Sunday, 24 November 2024

Newly born baby-girl buried alive

Police said on Wednesday that they have arrested a man on suspicion of burying his newborn daughter alive because he wanted a boy.

Local villagers rescued the baby over the weekend after spotting her feet sticking up from a shallow sand pit in farmland in the Jajpur district of the eastern state of Odisha.

Police arrested her father Ramesh Chandra for attempted manslaughter.

The 35-year-old part-time taxi driver is suspected of taking the baby from her mother soon after she was born on Saturday.

"They were unable to explain about the missing child after we scanned the locality for expecting mothers," investigating officer Jyoti Prakash Pande told AFP.

He said Chandra under questioning had admitted burying the baby, saying he was too poor to raise a daughter.

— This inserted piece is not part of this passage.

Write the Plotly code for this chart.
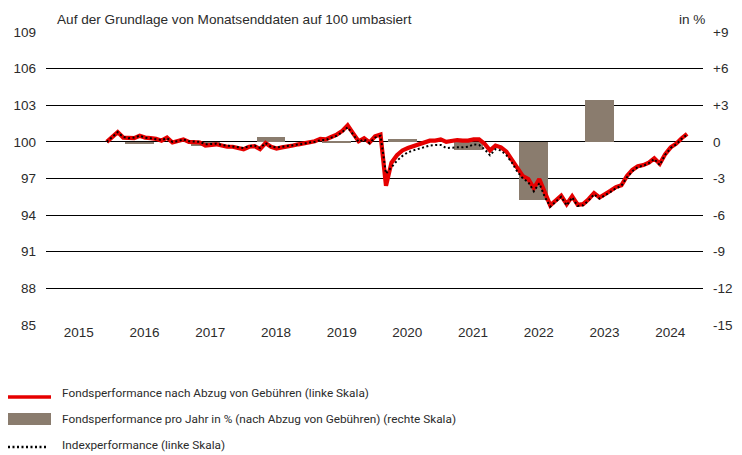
import plotly.graph_objects as go

# ---------------- data ----------------
START_YEAR = 2016.0  # first month-end (Dec 2015) as decimal year
fund = [
    100.0, 100.4, 100.8, 100.35, 100.3, 100.3, 100.5, 100.35, 100.3, 100.25, 100.1, 100.35,
    99.95, 100.05, 100.2, 100.0, 99.95, 99.95, 99.7, 99.75, 99.8, 99.7, 99.6, 99.6,
    99.5, 99.4, 99.6, 99.65, 99.4, 99.9, 99.6, 99.45, 99.55, 99.6, 99.7, 99.8,
    99.9, 100.0, 100.05, 100.25, 100.2, 100.4, 100.6, 100.9, 101.35, 100.7, 100.05, 100.3,
    99.95, 100.45, 100.6, 96.4, 98.3, 98.9, 99.3, 99.5, 99.65, 99.8, 100.0, 100.1,
    100.1, 100.2, 100.0, 100.1, 100.15, 100.1, 100.1, 100.2, 100.2, 99.85, 99.3, 99.7,
    99.55, 99.2, 98.55, 97.8, 97.2, 96.95, 96.2, 96.95, 95.8, 94.8, 95.2, 95.6,
    94.9, 95.55, 94.85, 94.9, 95.3, 95.8, 95.45, 95.7, 96.0, 96.3, 96.45, 97.2,
    97.7, 98.0, 98.1, 98.3, 98.65, 98.2, 99.0, 99.55, 99.85, 100.3, 100.65,
]
index = [
    100.0, 100.4, 100.8, 100.4, 100.3, 100.35, 100.5, 100.35, 100.3, 100.25, 100.15, 100.3,
    100.0, 100.05, 100.2, 100.05, 100.0, 100.0, 99.8, 99.8, 99.85, 99.75, 99.7, 99.65,
    99.6, 99.5, 99.65, 99.7, 99.5, 99.9, 99.6, 99.55, 99.6, 99.65, 99.75, 99.8,
    99.85, 99.95, 100.0, 100.15, 100.15, 100.35, 100.5, 100.8, 101.2, 100.6, 100.0, 100.2,
    99.9, 100.35, 100.5, 97.4, 97.9, 98.45, 98.85, 99.15, 99.3, 99.45, 99.6, 99.7,
    99.75, 99.75, 99.5, 99.55, 99.55, 99.55, 99.6, 99.8, 99.75, 99.4, 98.9, 99.4,
    99.3, 98.9, 98.3, 97.55, 97.0, 96.7, 95.95, 96.6, 95.5, 94.7, 95.1, 95.5,
    94.8, 95.45, 94.75, 94.8, 95.2, 95.7, 95.35, 95.6, 95.9, 96.2, 96.4, 97.1,
    97.6, 97.95, 98.05, 98.25, 98.6, 98.1, 98.95, 99.5, 99.8, 100.25, 100.6,
]
bar_years = [2016, 2017, 2018, 2019, 2020, 2021, 2022, 2023]
bar_values = [-0.2, -0.35, 0.4, -0.1, 0.25, -0.7, -4.8, 3.4]
axis_years = [2015, 2016, 2017, 2018, 2019, 2020, 2021, 2022, 2023, 2024]
left_ticks = [85, 88, 91, 94, 97, 100, 103, 106, 109]
right_ticks = [-15, -12, -9, -6, -3, 0, 3, 6, 9]
right_labels = ["-15", "-12", "-9", "-6", "-3", "0", "+3", "+6", "+9"]

title_text = "Auf der Grundlage von Monatsenddaten auf 100 umbasiert"
unit_text = "in %"
legend_texts = [
    "Fondsperformance nach Abzug von Gebühren (linke Skala)",
    "Fondsperformance pro Jahr in % (nach Abzug von Gebühren) (rechte Skala)",
    "Indexperformance (linke Skala)",
]

RED = "#e60000"
BAR = "#8a7c6e"
TXT = "#2b2b2b"
TICK_FONT = dict(family="Liberation Sans, Arial, sans-serif", size=13.5, color=TXT)
TITLE_FONT = dict(family="Liberation Sans, Arial, sans-serif", size=13.6, color=TXT)
LEG_FONT = dict(family="Roboto, Liberation Sans, sans-serif", size=11.8, color=TXT)

xs = [START_YEAR + i / 12 for i in range(len(fund))]
bar_x = [y + 0.5 for y in bar_years]

fig = go.Figure()
fig.add_trace(go.Bar(x=bar_x, y=bar_values, width=0.44, marker=dict(color=BAR, line=dict(width=0)),
                     yaxis="y", showlegend=False, name=legend_texts[1]))
fig.add_trace(go.Scatter(x=xs, y=fund, mode="lines", line=dict(color=RED, width=4.2),
                         yaxis="y2", showlegend=False, name=legend_texts[0]))
fig.add_trace(go.Scatter(x=xs, y=index, mode="lines", line=dict(color="#000000", width=2, dash="2px,2.5px"),
                         yaxis="y2", showlegend=False, name=legend_texts[2]))

XOFF = 0.075
fig.update_layout(
    width=742, height=455,
    margin=dict(l=46, r=39, t=32, b=130),
    paper_bgcolor="white", plot_bgcolor="white",
    showlegend=False,
    xaxis=dict(range=[2015 + XOFF, 2025 + XOFF], tickvals=[y + 0.5 + XOFF for y in axis_years],
               ticktext=[str(y) for y in axis_years], showgrid=False, zeroline=False, showline=False,
               ticks="", tickfont=TICK_FONT, fixedrange=True, automargin=False, ticklabelstandoff=-3),
    yaxis=dict(side="right", range=[-15, 9], tickvals=right_ticks, ticktext=right_labels,
               showgrid=True, gridcolor="#000000", gridwidth=1, zeroline=False, showline=False,
               ticks="", tickfont=TICK_FONT, automargin=False, ticklabelstandoff=9),
    yaxis2=dict(side="left", overlaying="y", range=[85, 109], tickvals=left_ticks,
                ticktext=[str(v) for v in left_ticks], showgrid=False, zeroline=False,
                showline=False, ticks="", tickfont=TICK_FONT, automargin=False, ticklabelstandoff=9),
    bargap=0,
)

PW, PH, PB, PL = 657.0, 293.0, 325.0, 46.0
def px(x):
    return (x - PL) / PW
def py(y):
    return (PB - y) / PH

annots = [
    dict(text=title_text, x=px(55), y=py(19), xanchor="left", yanchor="middle", font=TITLE_FONT),
    dict(text=unit_text, x=px(707), y=py(19), xanchor="right", yanchor="middle", font=TITLE_FONT),
]
for t, yc in zip(legend_texts, [393, 419, 445]):
    annots.append(dict(text=t, x=px(60), y=py(yc), xanchor="left", yanchor="middle", font=LEG_FONT))
for a in annots:
    a.update(xref="paper", yref="paper", showarrow=False)
fig.update_layout(annotations=annots)

shapes = [
    dict(type="line", x0=px(8), x1=px(51), y0=py(397), y1=py(397), line=dict(color=RED, width=3.5)),
    dict(type="rect", x0=px(8), x1=px(51), y0=py(413), y1=py(425), fillcolor=BAR, line=dict(width=0)),
    dict(type="line", x0=px(8), x1=px(48), y0=py(447), y1=py(447),
         line=dict(color="#000000", width=2.5, dash="2px,2.5px")),
]
for s in shapes:
    s.update(xref="paper", yref="paper")
fig.update_layout(shapes=shapes)

fig.write_html("out.html", config={"displayModeBar": False},
               post_script="document.body.style.margin='0px';document.body.style.padding='0px';")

Many Indian parents consider daughters to be a burden because of the huge dowries still frequently required for marriage, while sons are expected to support them in their old age.

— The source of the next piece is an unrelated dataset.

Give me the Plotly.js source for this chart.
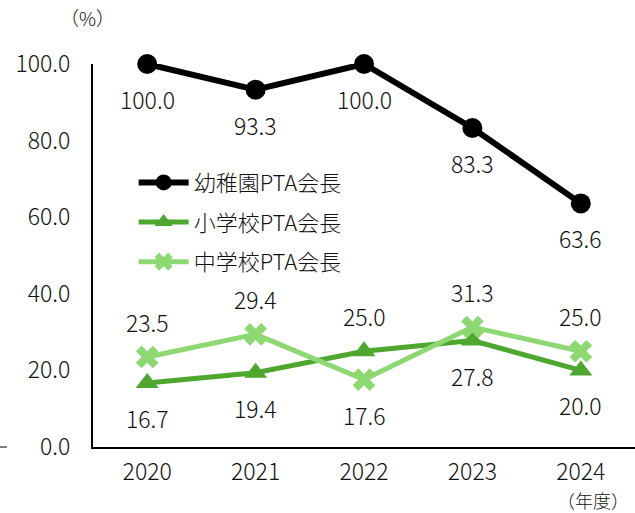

The couple already has two daughters and a son and had aborted two earlier pregnancies, the officer said.

It is unclear what will happen to the newborn, named Dharitri by staff at the hospital where she is under observation.

A mobile video shot at the time of her rescue shows a villager slowly removing sand with his bare hands and gently pulling out the infant wrapped in a blue piece of cloth.

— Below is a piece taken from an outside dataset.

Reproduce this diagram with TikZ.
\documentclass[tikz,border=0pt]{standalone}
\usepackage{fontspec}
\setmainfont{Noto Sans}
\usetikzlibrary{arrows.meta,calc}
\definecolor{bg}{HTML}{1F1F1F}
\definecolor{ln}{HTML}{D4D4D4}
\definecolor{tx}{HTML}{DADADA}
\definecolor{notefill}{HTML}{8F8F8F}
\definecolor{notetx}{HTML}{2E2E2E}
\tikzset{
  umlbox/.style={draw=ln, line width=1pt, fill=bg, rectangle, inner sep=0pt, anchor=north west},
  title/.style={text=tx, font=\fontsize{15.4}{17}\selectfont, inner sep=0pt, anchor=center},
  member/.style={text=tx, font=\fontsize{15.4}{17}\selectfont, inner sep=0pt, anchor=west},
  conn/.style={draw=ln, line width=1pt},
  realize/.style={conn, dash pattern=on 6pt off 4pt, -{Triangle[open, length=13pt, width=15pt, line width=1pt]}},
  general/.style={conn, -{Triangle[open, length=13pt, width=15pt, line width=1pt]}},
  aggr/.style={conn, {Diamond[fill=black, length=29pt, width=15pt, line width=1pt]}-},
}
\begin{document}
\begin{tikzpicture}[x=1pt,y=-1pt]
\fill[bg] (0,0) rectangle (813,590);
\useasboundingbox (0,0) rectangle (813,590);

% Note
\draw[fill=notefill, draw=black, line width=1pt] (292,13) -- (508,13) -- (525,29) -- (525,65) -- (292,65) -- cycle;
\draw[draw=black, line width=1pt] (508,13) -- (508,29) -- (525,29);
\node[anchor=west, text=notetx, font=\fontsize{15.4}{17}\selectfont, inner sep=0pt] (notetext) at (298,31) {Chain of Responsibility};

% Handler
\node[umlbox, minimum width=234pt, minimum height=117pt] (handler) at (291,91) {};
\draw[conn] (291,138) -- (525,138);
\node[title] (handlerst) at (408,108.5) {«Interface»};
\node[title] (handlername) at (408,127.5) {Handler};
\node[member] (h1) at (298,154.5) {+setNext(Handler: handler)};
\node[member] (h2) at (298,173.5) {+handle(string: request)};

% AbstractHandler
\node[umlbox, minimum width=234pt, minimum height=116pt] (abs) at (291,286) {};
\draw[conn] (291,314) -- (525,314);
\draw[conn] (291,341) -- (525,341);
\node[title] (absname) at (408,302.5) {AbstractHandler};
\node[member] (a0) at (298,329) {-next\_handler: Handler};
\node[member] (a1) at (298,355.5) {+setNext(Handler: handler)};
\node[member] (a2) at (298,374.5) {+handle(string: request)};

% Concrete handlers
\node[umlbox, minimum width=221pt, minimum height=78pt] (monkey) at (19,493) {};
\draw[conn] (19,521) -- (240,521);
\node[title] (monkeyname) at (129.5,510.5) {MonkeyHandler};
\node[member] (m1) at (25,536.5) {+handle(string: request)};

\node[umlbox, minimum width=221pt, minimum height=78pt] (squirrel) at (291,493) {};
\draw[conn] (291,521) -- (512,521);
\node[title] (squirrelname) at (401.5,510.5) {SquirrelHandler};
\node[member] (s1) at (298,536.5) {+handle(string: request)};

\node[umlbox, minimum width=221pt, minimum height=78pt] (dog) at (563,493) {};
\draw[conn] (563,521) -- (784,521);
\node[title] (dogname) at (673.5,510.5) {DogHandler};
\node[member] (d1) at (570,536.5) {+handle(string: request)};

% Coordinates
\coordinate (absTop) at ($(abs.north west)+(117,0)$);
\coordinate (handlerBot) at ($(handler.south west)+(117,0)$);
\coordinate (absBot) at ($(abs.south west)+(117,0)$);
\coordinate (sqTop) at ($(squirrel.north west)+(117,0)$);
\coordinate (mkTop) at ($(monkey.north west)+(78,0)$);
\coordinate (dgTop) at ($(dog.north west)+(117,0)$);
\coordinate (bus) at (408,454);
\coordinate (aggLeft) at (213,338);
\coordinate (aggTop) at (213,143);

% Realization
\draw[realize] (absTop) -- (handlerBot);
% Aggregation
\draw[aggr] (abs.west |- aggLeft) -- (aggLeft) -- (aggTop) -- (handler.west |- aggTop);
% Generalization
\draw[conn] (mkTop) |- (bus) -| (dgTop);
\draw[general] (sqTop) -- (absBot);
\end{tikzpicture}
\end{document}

The baby suddenly cries as a large, jubilant crowd tries to arrange an ambulance.

The incident highlights the scandal of female foeticide still plaguing the world's second most populous nation, which has a skewed sex ratio of 940 females for every 1,000 males, according to the last official census in 2011.

 

 

CREDIT LINK: http://www.timesnow.tv/india/article/police-arrest-father-of-baby-girl-buried-alive/58385

Earlier this month police recovered 19 female foetuses from a sewer in the western state of Maharashtra and accused a doctor of illegally aborting them on behalf of parents desperate for a boy.

India banned prenatal sex determination to stop its misuse, although the tests are still thought to be common, particularly in poor rural areas.

A 2011 study in the British medical journal The Lancet found that up to 12 million girls had been aborted in the last three decades in India.